This is a guest post by CYH Volunteer Patricia Louie
Macklemore’s thought provoking song “Wings” is an excellent way to introduce students to Marx’s theory of commodity fetishism. Commodity fetishism is the process of ascribing magic “phantom-like” qualities to an object. In “Wings,” Macklemore associates these qualities with Nike Air Max shoes, explaining his belief as a child that they would make him into a superstar athlete like Michael Jordan. The value of Nike shoes is displaced from the labour time that went into creating them, and instead is infused with social-cultural value that comes into being through celebrity endorsement or symbols such as the Nike “Swoosh.” “Wings” becomes a statement on how market capitalism seduces us into purchasing products that promise to make our lives better. Macklemore comes to this realization through the song’s narrative, exclaiming, “Nike tricked us all,” before finally realizing as the song comes to and end that “it’s just another pair of shoes.”

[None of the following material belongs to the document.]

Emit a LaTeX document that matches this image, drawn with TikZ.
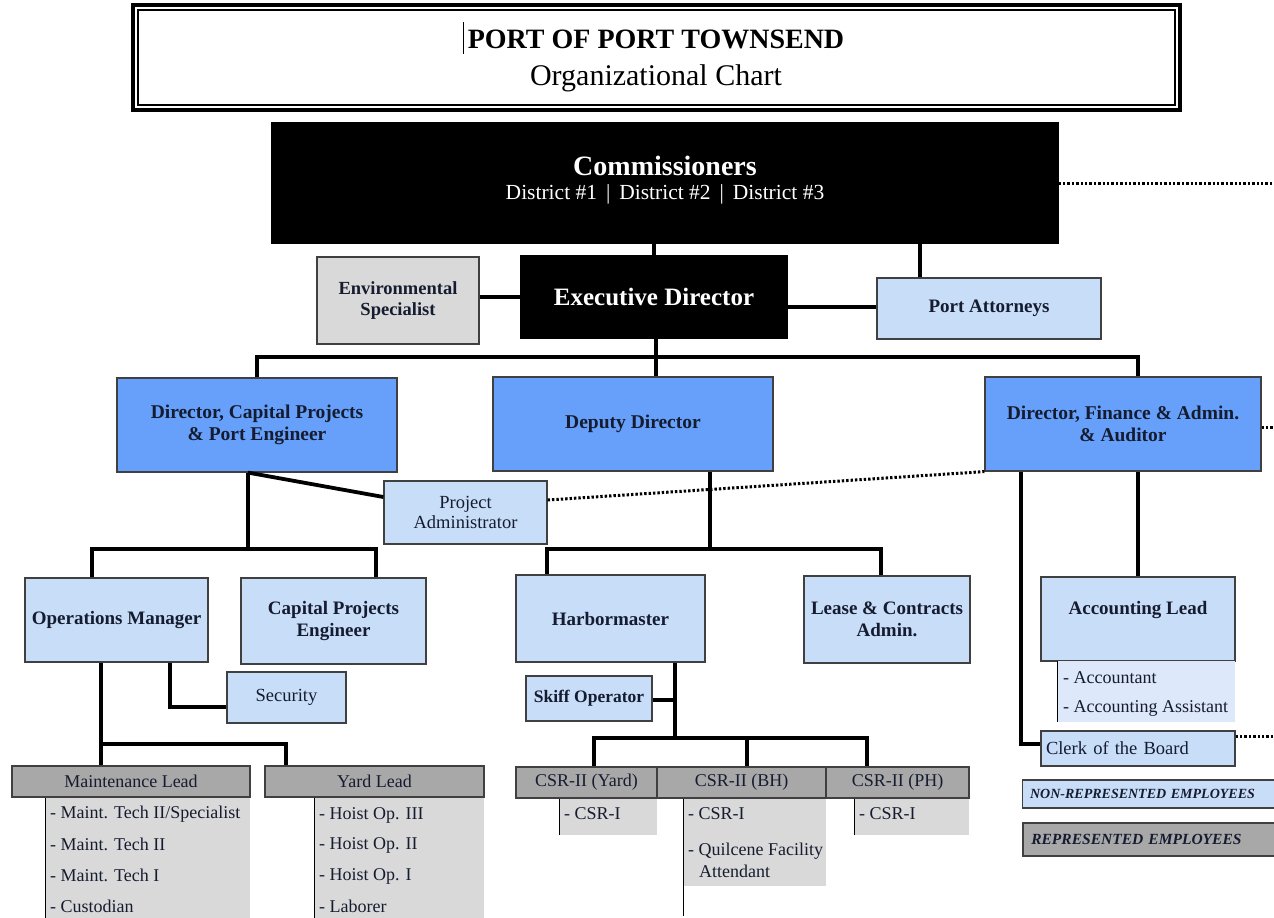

Through tracks like “Wings,” Macklemore explores the darker side of consumption that is rarely discussed in mainstream music. He breaks from the typical discourse in rap music about buying expensive cars, “ice,” and bottles of Dom Pérignon and instead urges the listener to critically rethink the messages superimposed on us in capitalist societies that make us feel the need to constantly consume.
This video is a great segue into discussions about the Marxist concepts of use-value, exchange-value, and surplus-value. How is value made? Why do we pay $180 for a pair of Nike Shoes, but only $20 for a pair of Sketcher shoes?
In addition, this video bolsters discussion about the power of symbols and signification in creating cultural meaning embodied in a commodity sign (think: the Swoosh on the Nike shoe, or the Apple symbol on an iPhone).
In the end, Macklemore is right – his Nikes are “so much more than just a pair of shoes.” They are “what I am… the source of my youth… the dream that they sold to you.”